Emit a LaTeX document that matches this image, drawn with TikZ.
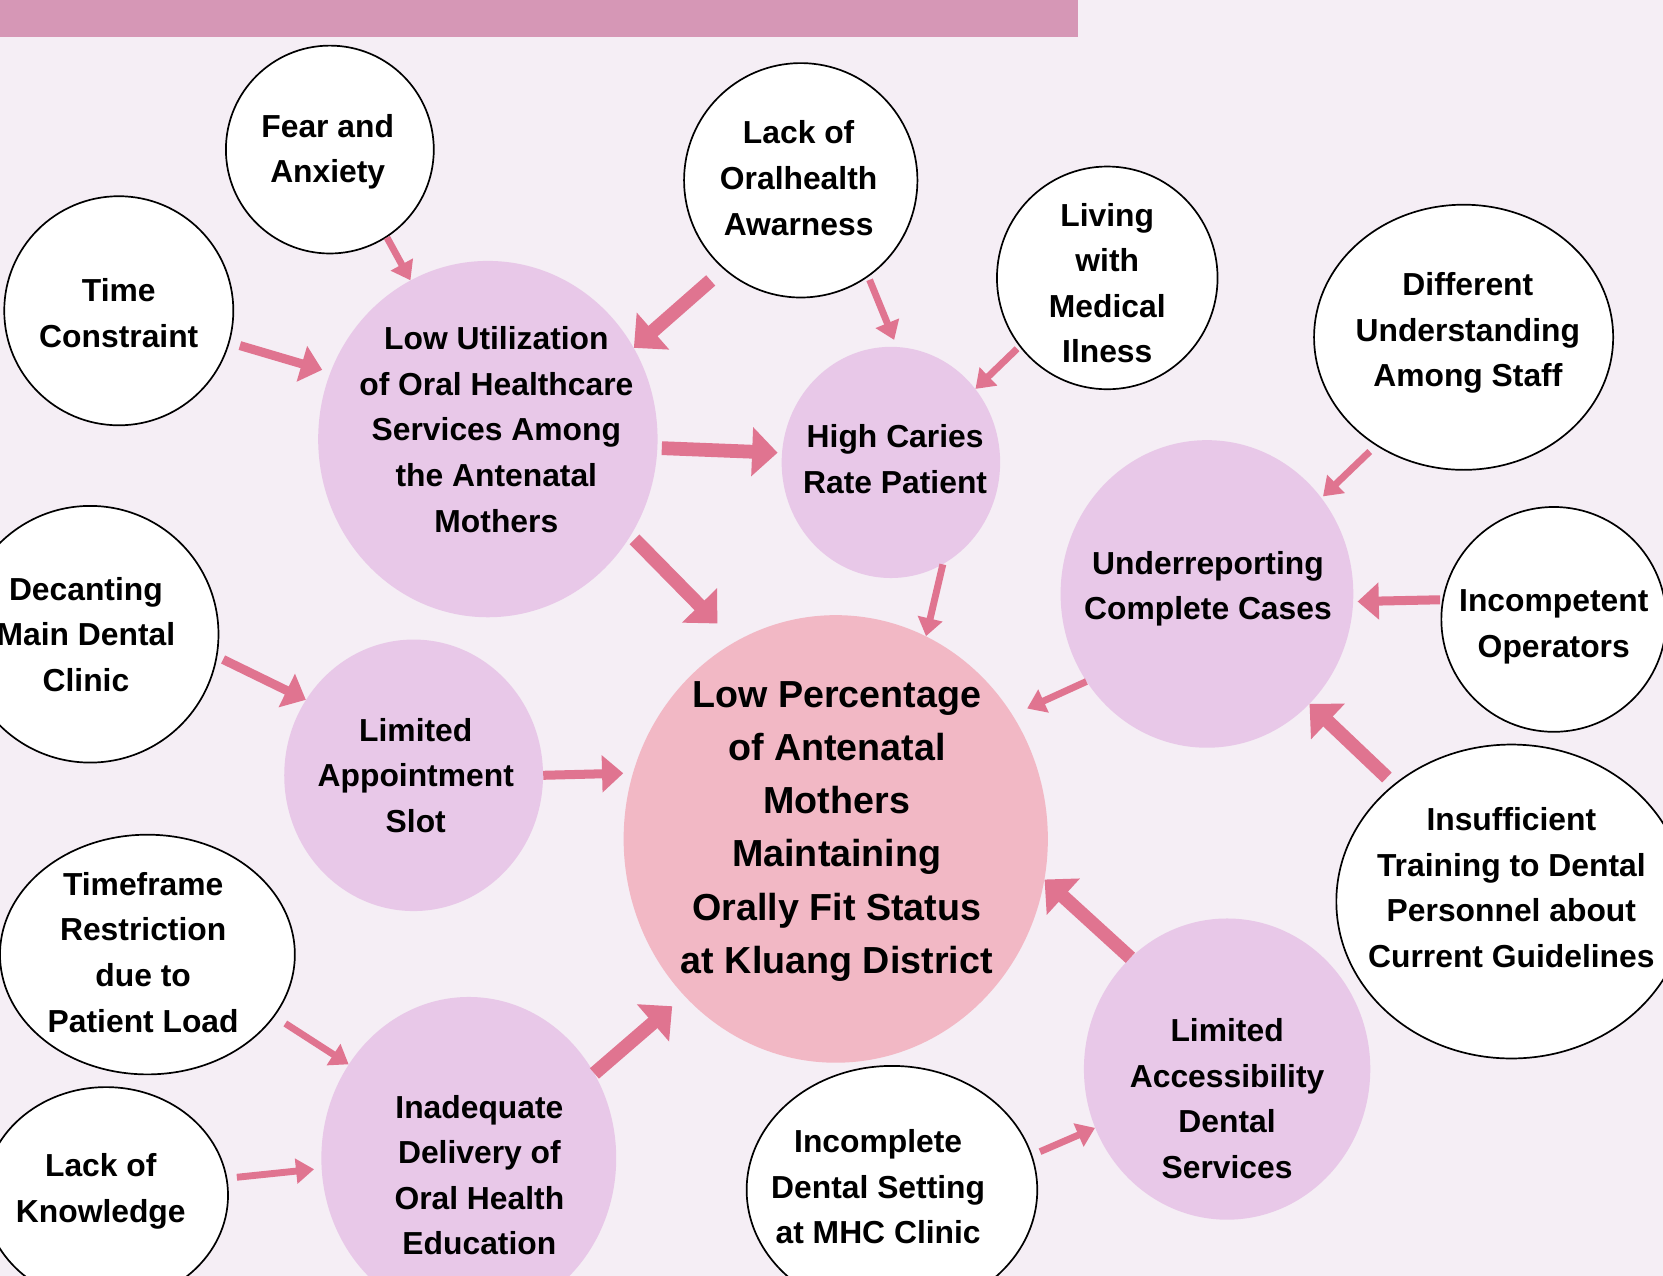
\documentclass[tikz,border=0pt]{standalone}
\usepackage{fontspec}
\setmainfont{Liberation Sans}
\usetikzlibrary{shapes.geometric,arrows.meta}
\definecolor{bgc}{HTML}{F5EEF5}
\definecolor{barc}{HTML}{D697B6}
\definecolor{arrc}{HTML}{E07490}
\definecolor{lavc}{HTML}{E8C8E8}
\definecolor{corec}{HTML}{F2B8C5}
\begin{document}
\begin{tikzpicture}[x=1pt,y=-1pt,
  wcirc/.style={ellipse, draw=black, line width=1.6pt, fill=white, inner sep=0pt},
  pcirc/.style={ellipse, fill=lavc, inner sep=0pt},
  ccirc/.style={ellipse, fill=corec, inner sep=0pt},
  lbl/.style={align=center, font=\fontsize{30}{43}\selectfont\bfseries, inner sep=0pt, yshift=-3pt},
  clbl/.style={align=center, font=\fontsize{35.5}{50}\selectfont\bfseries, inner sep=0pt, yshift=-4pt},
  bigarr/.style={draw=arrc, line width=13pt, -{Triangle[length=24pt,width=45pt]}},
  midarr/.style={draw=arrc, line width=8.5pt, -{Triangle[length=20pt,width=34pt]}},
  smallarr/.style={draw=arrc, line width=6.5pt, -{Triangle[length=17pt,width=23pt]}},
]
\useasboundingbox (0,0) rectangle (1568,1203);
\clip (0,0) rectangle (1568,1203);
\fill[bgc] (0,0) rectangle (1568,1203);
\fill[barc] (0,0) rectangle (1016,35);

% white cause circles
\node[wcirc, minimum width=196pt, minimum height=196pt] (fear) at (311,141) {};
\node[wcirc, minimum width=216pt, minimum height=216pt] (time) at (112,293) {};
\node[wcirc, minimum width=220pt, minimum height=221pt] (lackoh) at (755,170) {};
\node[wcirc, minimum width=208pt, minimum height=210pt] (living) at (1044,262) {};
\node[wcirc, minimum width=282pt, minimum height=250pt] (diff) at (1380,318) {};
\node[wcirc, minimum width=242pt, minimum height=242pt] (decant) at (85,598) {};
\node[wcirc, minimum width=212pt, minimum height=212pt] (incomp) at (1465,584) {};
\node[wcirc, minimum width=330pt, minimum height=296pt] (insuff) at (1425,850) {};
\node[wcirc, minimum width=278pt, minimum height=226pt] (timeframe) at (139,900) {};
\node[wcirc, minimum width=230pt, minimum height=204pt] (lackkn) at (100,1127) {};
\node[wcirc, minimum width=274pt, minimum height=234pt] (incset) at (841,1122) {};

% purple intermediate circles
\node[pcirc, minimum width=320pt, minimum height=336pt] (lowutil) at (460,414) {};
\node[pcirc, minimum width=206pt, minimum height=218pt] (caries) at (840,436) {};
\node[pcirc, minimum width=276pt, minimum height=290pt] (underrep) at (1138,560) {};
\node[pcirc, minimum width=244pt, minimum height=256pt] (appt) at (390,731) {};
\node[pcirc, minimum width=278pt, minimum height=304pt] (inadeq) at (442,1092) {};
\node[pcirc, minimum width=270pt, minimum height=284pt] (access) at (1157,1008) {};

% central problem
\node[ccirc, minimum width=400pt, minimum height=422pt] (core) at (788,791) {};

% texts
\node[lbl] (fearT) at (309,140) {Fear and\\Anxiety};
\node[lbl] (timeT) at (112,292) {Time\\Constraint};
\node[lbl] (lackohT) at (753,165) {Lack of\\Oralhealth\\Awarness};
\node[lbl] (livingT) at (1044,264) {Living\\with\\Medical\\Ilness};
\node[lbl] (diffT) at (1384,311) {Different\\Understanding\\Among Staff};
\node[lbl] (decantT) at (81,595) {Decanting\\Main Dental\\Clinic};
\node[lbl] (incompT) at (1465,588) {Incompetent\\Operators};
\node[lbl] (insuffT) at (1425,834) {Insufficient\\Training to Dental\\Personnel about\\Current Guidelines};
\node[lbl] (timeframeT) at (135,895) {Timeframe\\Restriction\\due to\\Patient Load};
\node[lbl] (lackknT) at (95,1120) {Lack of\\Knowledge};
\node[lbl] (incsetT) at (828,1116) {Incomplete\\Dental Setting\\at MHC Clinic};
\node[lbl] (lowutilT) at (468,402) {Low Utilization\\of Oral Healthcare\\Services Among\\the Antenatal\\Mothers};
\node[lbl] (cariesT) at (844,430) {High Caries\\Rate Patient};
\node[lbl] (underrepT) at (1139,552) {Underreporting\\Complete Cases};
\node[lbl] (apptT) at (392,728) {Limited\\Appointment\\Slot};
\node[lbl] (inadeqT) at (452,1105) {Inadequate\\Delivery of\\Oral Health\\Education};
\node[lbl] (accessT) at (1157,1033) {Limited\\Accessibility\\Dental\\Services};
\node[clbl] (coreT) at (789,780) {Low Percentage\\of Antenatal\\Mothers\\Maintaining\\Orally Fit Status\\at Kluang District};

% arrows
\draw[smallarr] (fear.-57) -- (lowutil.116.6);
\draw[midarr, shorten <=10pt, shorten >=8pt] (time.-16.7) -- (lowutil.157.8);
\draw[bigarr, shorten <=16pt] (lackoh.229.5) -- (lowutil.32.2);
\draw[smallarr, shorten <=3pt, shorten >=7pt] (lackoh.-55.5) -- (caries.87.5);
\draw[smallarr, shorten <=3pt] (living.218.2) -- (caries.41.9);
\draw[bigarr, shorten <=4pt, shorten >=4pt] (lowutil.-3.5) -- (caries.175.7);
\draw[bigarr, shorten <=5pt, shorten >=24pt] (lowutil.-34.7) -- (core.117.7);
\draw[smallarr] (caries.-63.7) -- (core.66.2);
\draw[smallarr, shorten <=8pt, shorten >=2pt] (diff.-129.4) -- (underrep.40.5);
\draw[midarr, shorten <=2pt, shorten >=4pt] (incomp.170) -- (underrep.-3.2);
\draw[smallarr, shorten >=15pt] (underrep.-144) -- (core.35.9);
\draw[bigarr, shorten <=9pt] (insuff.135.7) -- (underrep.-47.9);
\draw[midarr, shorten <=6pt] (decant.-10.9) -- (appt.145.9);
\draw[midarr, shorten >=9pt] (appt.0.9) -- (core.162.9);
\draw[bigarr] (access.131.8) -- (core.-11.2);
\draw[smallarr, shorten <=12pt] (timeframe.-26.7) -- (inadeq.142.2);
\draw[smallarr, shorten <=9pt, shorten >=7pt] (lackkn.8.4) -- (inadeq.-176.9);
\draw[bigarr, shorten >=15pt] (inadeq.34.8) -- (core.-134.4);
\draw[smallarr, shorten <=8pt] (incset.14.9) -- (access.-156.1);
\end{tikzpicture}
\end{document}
________________________
Request:
Give again, word for word, every line from the top of the data through the line with "minimum width=274pt, minimum", both ends included, and exclude the pictures.

Right answer:
Emit a LaTeX document that matches this image, drawn with TikZ.
\documentclass[tikz,border=0pt]{standalone}
\usepackage{fontspec}
\setmainfont{Liberation Sans}
\usetikzlibrary{shapes.geometric,arrows.meta}
\definecolor{bgc}{HTML}{F5EEF5}
\definecolor{barc}{HTML}{D697B6}
\definecolor{arrc}{HTML}{E07490}
\definecolor{lavc}{HTML}{E8C8E8}
\definecolor{corec}{HTML}{F2B8C5}
\begin{document}
\begin{tikzpicture}[x=1pt,y=-1pt,
  wcirc/.style={ellipse, draw=black, line width=1.6pt, fill=white, inner sep=0pt},
  pcirc/.style={ellipse, fill=lavc, inner sep=0pt},
  ccirc/.style={ellipse, fill=corec, inner sep=0pt},
  lbl/.style={align=center, font=\fontsize{30}{43}\selectfont\bfseries, inner sep=0pt, yshift=-3pt},
  clbl/.style={align=center, font=\fontsize{35.5}{50}\selectfont\bfseries, inner sep=0pt, yshift=-4pt},
  bigarr/.style={draw=arrc, line width=13pt, -{Triangle[length=24pt,width=45pt]}},
  midarr/.style={draw=arrc, line width=8.5pt, -{Triangle[length=20pt,width=34pt]}},
  smallarr/.style={draw=arrc, line width=6.5pt, -{Triangle[length=17pt,width=23pt]}},
]
\useasboundingbox (0,0) rectangle (1568,1203);
\clip (0,0) rectangle (1568,1203);
\fill[bgc] (0,0) rectangle (1568,1203);
\fill[barc] (0,0) rectangle (1016,35);

% white cause circles
\node[wcirc, minimum width=196pt, minimum height=196pt] (fear) at (311,141) {};
\node[wcirc, minimum width=216pt, minimum height=216pt] (time) at (112,293) {};
\node[wcirc, minimum width=220pt, minimum height=221pt] (lackoh) at (755,170) {};
\node[wcirc, minimum width=208pt, minimum height=210pt] (living) at (1044,262) {};
\node[wcirc, minimum width=282pt, minimum height=250pt] (diff) at (1380,318) {};
\node[wcirc, minimum width=242pt, minimum height=242pt] (decant) at (85,598) {};
\node[wcirc, minimum width=212pt, minimum height=212pt] (incomp) at (1465,584) {};
\node[wcirc, minimum width=330pt, minimum height=296pt] (insuff) at (1425,850) {};
\node[wcirc, minimum width=278pt, minimum height=226pt] (timeframe) at (139,900) {};
\node[wcirc, minimum width=230pt, minimum height=204pt] (lackkn) at (100,1127) {};
\node[wcirc, minimum width=274pt, minimum height=234pt] (incset) at (841,1122) {};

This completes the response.